2. Valuation of share options
The share options granted are not recognized in the financial statements until they are exercised. The directors consider
that it is not appropriate to value the share options on the ground that certain crucial factors for such valuation are variables
which cannot be reasonably determined at this stage. Any valuation of the share options based on speculative assumptions
in respect of such variables would not be meaningful and the results thereof may be misleading to the shareholders. Thus, it
is more appropriate to disclose only the market price and exercise price.
Long-Term Incentive Program
The Company adopted the long-term incentive program on May 26, 2005, under which the Board or the trustee of the program
shall select the employees (including but not limited to the directors) of the Group for participation in the program, and determine
the number of shares to be awarded.
Details of the movements in the share options and the share awards for the year ended March 31, 2013 are set out under the
section headed “Long-Term Incentive Schemes” in the Compensation Committee Report.

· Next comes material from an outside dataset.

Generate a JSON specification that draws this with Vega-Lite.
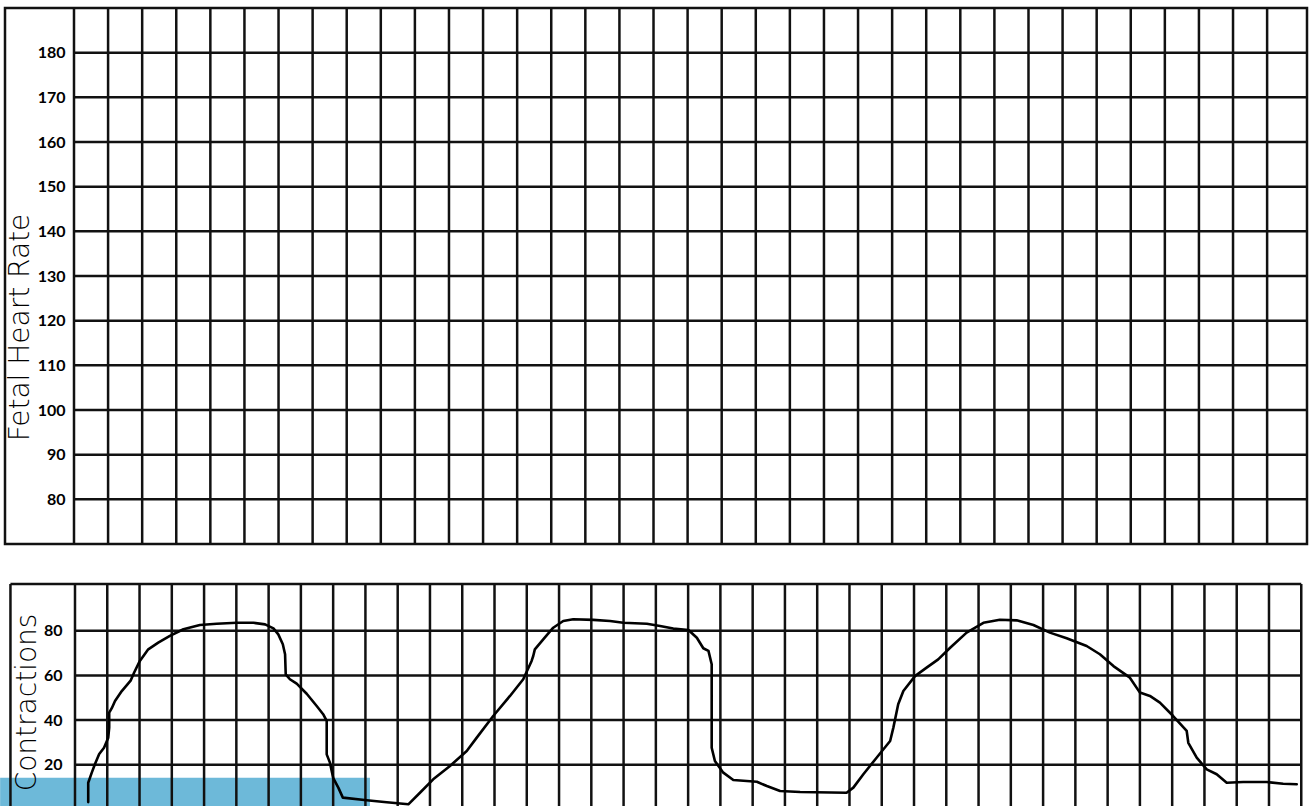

Save as disclosed in the sections headed “Directors’ Interests”, “Share Option Scheme and “Long-Term Incentive Program” of this
report, and “Long-Term Incentive Program” of the Compensation Committee Report, at no time during the year ended March 31,
2013 was the Company or any of its subsidiaries a party to any arrangements to enable the directors of the Company to acquire
benefits by means of acquisitions of shares in, or debentures of, the Company or any body corporate.